»»

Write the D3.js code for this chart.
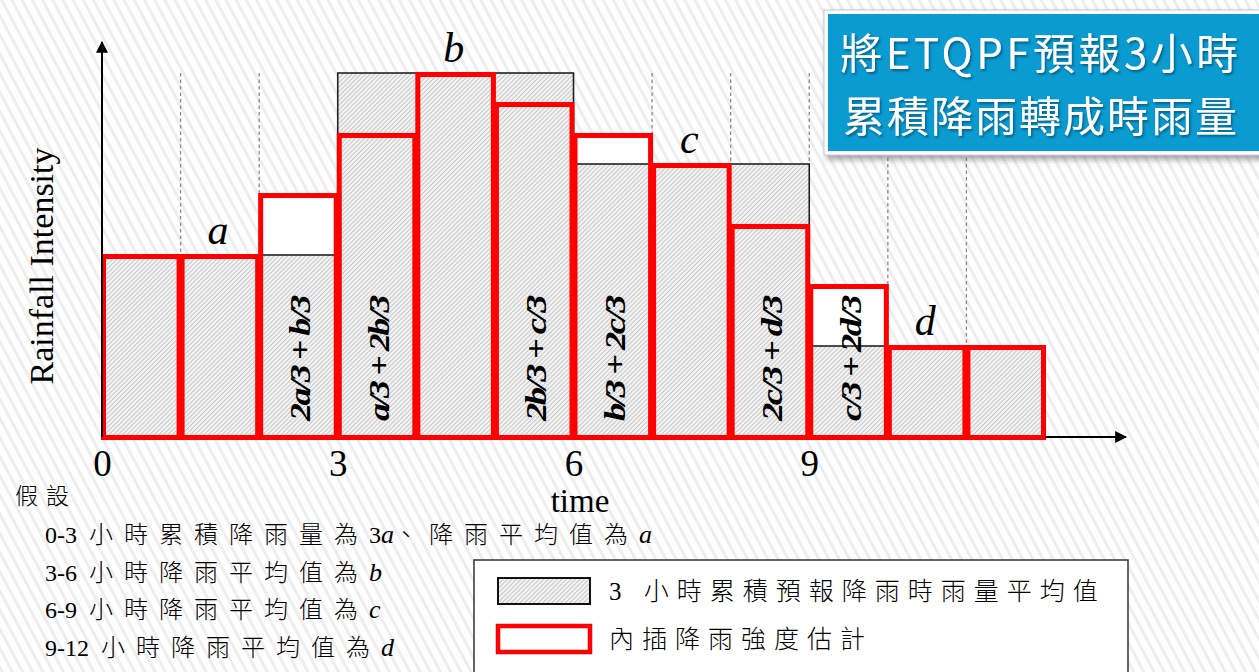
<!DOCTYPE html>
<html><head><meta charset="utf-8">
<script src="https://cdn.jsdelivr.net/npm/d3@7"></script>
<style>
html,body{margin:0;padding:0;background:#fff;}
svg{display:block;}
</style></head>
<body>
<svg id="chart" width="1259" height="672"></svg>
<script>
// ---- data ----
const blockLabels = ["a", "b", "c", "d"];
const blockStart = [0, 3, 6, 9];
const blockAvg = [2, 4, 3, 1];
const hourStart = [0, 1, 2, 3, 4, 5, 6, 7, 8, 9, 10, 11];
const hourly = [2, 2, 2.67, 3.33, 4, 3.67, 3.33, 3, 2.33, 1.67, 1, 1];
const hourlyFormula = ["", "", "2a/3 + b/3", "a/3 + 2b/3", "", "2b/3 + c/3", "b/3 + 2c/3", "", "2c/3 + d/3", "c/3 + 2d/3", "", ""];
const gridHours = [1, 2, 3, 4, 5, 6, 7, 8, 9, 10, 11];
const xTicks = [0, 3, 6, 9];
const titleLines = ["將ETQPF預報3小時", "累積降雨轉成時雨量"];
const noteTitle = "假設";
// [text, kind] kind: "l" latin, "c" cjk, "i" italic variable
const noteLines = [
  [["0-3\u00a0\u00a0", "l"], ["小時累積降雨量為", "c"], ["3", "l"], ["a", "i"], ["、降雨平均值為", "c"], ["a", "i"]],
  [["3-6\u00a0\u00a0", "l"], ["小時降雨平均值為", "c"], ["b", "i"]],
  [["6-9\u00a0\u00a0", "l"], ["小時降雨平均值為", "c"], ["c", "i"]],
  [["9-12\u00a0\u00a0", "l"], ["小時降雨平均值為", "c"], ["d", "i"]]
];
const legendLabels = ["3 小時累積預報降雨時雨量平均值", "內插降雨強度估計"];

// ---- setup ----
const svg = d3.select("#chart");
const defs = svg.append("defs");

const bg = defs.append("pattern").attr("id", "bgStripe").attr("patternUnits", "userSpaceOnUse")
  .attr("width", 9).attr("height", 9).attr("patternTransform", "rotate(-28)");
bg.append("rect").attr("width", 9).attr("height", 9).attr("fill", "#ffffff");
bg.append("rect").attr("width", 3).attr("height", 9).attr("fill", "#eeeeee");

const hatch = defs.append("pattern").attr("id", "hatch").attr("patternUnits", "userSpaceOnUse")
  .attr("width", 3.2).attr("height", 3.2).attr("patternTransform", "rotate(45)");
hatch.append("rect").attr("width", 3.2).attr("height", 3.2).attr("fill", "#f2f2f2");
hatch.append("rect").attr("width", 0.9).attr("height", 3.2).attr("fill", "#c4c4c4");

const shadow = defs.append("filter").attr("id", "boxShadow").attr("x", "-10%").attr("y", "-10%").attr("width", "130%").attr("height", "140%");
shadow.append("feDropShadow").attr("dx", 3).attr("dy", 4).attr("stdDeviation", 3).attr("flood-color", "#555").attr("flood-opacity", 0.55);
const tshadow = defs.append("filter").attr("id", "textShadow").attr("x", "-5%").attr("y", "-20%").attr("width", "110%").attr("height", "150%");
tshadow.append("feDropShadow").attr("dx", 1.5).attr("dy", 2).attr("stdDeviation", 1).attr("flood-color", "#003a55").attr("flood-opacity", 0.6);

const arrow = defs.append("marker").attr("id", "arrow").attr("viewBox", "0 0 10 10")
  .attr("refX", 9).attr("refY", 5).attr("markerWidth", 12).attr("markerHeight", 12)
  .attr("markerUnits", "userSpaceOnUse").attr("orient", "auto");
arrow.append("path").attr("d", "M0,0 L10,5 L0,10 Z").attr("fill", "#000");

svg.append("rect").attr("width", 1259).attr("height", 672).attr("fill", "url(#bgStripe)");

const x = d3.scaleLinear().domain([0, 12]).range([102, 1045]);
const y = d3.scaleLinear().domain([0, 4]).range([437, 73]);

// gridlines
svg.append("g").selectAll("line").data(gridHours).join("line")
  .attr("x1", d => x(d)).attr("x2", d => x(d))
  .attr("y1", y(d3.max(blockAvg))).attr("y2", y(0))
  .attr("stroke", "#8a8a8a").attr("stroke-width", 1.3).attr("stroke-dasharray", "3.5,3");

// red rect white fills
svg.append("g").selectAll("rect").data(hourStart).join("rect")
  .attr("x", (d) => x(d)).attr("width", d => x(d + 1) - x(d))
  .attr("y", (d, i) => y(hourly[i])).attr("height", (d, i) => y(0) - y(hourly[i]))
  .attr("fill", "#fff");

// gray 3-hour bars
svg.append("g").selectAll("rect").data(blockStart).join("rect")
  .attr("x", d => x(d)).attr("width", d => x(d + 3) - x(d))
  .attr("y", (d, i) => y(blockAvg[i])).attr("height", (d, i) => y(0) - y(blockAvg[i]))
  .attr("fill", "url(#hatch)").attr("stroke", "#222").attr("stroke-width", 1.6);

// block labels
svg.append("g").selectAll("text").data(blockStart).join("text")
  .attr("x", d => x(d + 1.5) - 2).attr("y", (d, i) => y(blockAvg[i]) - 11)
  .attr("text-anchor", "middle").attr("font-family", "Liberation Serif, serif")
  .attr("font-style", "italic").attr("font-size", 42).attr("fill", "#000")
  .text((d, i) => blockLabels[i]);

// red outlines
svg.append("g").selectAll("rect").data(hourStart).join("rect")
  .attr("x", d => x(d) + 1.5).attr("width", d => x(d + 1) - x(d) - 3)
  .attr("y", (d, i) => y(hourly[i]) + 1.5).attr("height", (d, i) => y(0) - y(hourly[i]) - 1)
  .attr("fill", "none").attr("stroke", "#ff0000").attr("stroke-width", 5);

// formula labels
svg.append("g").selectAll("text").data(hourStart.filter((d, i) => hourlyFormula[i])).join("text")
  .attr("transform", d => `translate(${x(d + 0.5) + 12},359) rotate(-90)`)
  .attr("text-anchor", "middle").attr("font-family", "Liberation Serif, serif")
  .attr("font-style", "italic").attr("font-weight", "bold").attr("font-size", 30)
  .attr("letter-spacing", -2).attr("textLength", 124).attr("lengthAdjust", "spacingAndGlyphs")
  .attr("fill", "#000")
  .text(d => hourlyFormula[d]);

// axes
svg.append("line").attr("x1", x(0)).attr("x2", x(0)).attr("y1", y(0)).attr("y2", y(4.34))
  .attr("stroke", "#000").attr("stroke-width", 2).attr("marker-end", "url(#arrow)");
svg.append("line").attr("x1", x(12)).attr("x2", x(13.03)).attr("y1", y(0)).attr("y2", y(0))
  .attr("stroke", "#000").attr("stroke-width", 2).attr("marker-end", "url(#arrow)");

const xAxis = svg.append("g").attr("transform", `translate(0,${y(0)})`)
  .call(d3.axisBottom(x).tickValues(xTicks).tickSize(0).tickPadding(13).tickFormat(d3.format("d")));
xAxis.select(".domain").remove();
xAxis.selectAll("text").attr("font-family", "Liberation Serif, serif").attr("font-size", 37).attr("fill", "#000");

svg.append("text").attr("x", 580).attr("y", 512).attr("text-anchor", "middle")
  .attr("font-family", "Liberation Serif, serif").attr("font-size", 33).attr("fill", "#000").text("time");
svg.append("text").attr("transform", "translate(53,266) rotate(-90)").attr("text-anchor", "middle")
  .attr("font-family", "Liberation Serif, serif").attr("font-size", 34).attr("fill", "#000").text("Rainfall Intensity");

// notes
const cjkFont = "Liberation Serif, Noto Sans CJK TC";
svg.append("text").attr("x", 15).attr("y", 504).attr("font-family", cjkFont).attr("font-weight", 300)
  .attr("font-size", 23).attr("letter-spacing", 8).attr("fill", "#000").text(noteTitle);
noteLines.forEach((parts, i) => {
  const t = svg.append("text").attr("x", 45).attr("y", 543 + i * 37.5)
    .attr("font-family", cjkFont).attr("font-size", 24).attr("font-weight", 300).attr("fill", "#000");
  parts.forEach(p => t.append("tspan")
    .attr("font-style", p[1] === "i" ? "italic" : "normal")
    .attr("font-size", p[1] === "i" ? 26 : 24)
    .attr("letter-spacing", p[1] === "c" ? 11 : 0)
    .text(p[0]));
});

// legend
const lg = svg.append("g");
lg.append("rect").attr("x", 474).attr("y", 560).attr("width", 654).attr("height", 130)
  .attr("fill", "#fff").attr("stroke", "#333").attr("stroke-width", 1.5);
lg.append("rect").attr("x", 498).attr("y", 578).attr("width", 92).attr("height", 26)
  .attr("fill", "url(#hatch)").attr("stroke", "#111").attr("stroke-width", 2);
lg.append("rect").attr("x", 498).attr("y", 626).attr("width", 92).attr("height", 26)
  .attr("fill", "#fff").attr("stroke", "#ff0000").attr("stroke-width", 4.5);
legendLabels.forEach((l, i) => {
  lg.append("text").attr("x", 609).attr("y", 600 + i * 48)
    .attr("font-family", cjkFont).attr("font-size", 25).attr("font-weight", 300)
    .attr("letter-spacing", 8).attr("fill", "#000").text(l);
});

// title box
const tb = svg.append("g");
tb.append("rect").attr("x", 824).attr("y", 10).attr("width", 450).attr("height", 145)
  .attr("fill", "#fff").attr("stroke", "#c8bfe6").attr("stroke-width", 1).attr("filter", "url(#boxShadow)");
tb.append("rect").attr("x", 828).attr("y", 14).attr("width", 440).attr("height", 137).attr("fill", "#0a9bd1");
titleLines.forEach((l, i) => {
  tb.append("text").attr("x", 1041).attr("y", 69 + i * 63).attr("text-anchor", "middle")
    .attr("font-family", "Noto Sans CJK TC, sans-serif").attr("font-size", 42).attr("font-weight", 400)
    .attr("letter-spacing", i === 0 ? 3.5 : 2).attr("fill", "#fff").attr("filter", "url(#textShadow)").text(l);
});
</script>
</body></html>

««
»»

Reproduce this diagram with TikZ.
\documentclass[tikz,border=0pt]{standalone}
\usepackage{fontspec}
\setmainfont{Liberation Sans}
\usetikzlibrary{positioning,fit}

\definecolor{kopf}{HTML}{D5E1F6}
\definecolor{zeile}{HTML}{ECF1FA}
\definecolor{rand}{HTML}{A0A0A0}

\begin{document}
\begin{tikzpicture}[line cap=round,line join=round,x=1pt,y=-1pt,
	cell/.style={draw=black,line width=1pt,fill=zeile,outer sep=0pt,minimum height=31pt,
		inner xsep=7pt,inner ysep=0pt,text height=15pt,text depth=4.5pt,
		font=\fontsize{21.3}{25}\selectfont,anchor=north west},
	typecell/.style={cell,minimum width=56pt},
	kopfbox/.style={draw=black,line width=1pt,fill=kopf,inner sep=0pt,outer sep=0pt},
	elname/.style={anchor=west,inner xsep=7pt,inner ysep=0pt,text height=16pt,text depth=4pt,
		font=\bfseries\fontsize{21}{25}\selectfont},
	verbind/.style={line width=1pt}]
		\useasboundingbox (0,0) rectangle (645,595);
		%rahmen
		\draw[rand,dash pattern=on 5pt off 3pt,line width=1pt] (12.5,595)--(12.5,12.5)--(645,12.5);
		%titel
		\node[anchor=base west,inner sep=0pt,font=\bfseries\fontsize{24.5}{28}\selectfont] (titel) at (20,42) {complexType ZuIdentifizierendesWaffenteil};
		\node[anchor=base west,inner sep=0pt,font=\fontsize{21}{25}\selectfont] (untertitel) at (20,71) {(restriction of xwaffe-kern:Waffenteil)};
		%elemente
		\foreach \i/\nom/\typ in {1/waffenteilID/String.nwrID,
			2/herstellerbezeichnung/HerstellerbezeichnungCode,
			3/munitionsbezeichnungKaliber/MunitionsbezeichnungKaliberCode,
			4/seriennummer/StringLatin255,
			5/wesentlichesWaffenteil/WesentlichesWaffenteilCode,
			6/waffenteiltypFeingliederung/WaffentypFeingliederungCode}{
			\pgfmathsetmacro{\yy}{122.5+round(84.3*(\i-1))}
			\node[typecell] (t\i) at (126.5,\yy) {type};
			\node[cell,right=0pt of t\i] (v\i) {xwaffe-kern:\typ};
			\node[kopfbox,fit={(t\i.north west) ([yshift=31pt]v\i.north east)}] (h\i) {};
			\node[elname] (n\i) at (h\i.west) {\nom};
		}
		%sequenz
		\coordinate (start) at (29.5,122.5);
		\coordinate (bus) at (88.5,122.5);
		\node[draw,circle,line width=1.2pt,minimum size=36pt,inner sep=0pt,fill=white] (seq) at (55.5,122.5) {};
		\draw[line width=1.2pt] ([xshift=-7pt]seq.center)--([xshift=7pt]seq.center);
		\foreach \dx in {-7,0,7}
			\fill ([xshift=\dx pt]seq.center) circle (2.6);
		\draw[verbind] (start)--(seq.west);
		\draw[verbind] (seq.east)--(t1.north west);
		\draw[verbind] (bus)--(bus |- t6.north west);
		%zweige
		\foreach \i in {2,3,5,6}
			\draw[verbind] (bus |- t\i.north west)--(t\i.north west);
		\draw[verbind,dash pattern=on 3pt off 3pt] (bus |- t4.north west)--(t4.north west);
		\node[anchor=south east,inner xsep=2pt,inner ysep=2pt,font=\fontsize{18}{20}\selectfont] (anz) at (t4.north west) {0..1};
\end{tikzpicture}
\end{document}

««

### SHORT TASK
Only the number is wanted: how many lines of the data contain the word "this"?

### EXERCISE RESPONSE
2